When my parents purchased our first color set a few years later, I was amazed that not only was the color greatly improved, but the price was significantly less than what Uncle Max told my dad that he had paid for his. This was the beginning, of course, of a phenomenon that has now become law in our computerized age: the first is never the best nor the least expensive. How many times have consumers rushed to take advantage of the initial sale of some laptop, smart phone, or appliance, only to discover that had they waited just a bit longer, they could have possessed a finer and less expensive model?
But is there any field left in which the oldest can still the best? Well, thank you for asking -- yes, there is: literature.
Call me “old-fashioned” (a badge of honor, as far as I’m concerned in this disorienting, newfangled twenty-first century), but I believe that the first named poet in our language — Geoffrey Chaucer — wrote what remains 700 years later the funniest and most diversely populated poem in English: The Canterbury Tales. And I am not alone as an English teacher in believing that Western civilization’s first novel — Cervantes’ Don Quixote — is also its finest.
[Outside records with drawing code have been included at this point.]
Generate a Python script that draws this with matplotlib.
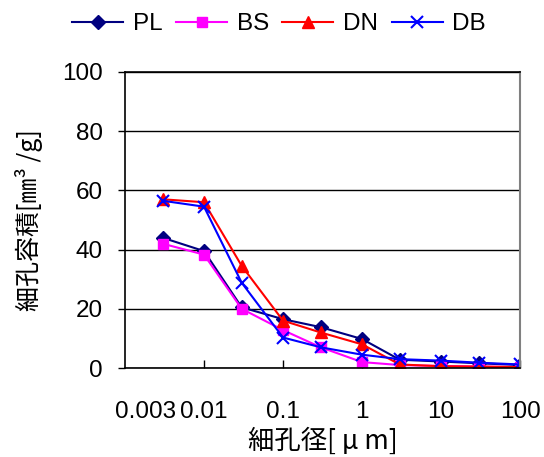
import matplotlib
matplotlib.use('Agg')
import matplotlib.pyplot as plt

# pore diameter [um]
diam = [0.003, 0.01, 0.03, 0.1, 0.3, 1, 3, 10, 30, 100]

pl = [44.0, 39.5, 20.5, 16.5, 13.8, 9.8, 2.8, 2.2, 1.6, 1.0]
bs = [42.0, 38.3, 20.0, 12.8, 7.0, 2.0, 1.0, 0.7, 0.5, 0.3]
dn = [57.0, 56.0, 34.5, 16.0, 12.0, 8.0, 1.2, 0.6, 0.5, 0.3]
db = [56.5, 54.5, 28.8, 10.3, 7.0, 4.5, 3.0, 2.5, 1.8, 1.2]

# first label is drawn left of 0.01, without a tick mark
xticks = [0.00184, 0.01, 0.1, 1, 10, 100]
xticklabels = ['0.003', '0.01', '0.1', '1', '10', '100']
yticks = [0, 20, 40, 60, 80, 100]

plt.rcParams['font.family'] = ['Liberation Sans', 'Noto Sans CJK JP', 'DejaVu Sans']

fig = plt.figure(figsize=(5.44, 4.57), dpi=100)
ax = fig.add_axes([0.2298, 0.1947, 0.7262, 0.6478])

ax.plot(diam, pl, color='#000080', marker='D', ms=7, lw=1.5, label='PL')
ax.plot(diam, bs, color='#FF00FF', marker='s', ms=7.5, lw=1.5, label='BS')
ax.plot(diam, dn, color='#FF0000', marker='^', ms=8.5, lw=1.5, label='DN')
ax.plot(diam, db, color='#0000FF', marker='x', ms=8.5, mew=1.5, lw=1.5, label='DB')

ax.set_xscale('log')
ax.set_xlim(0.001, 100)
ax.set_ylim(0, 100)
ax.set_xticks(xticks)
ax.set_xticklabels(xticklabels)
ax.xaxis.set_minor_locator(matplotlib.ticker.NullLocator())
ax.xaxis.get_major_ticks()[0].tick1line.set_visible(False)
ax.set_yticks(yticks)

ax.grid(axis='y', color='black', lw=1)
ax.set_axisbelow(True)

ax.tick_params(axis='x', direction='in', length=6, width=1, pad=24, labelsize=17.5)
ax.tick_params(axis='y', direction='out', length=5, width=1, pad=11, labelsize=17.5)

for s in ['left', 'bottom', 'top']:
    ax.spines[s].set_color('black')
    ax.spines[s].set_linewidth(1.2)
ax.spines['right'].set_color('#808080')
ax.spines['right'].set_linewidth(1.5)

ax.set_xlabel('細孔径[ μ m]', fontsize=19, family=['Noto Sans CJK JP', 'DejaVu Sans'], labelpad=3)
ax.set_ylabel('細孔容積[㎜³ /g]', fontsize=18, family=['Noto Sans CJK JP', 'DejaVu Sans'], labelpad=14)

fig.legend(loc='center', bbox_to_anchor=(0.513, 0.947), ncol=4, frameon=False,
           fontsize=17.5, handlelength=2.1, handletextpad=0.4, columnspacing=0.55)

fig.savefig('out.png', dpi=100)
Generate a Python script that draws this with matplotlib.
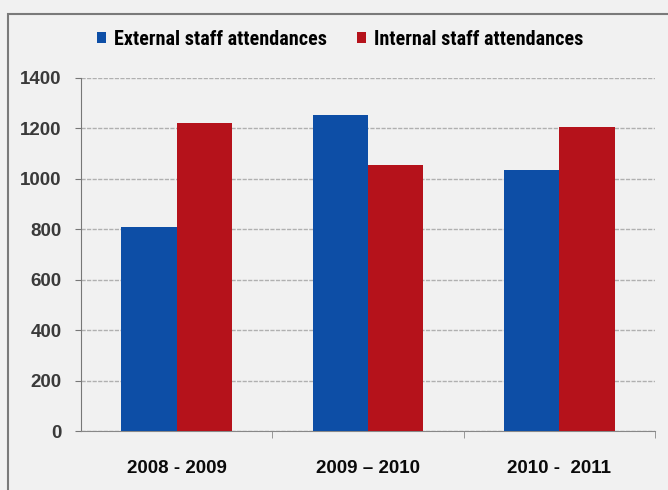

In exact opposition to the values of our current age, the study of literature reveals that the earliest can still often be the most highly prized. Perhaps the reason might lie in the definition of literature’s sphere. Whereas most academic subjects are rather exact studies (biology as the study of living organisms; physics which explores the properties of matter and energy), literature has a much less specific but more sublime goal: helping its audience vicariously experience what it is to be a feeling, thinking person in all past ages.
Early authors do not suffer from their lack of modern scientific or technical knowledge because their field is the unchanging truth of human nature; thus, these writers seem to me to know everything worth knowing. Today, with the help of computers, Google, & Wikipedia, we can instantly uncover the smallest factual tidbits but without any intelligent or cultural context, so we can learn more and more about less and less until we may end up with the dubious distinction of knowing absolutely everything about nothing much at all.
And so I return to my first experience with narrative “literature” — Donald Duck comic books, which actually premiered back in 1938. Though comics and animated cartoons have so advanced technologically in the intervening eighty-plus years, I defy you to tell me that they are as perfect and uproarious as Donald and his madcap relatives. You’d better not contradict me, or I shall hurl at you those immortal words of Daffy Duck, that other Grand Poobah Of Bluster: “You’re Dethpppicable!”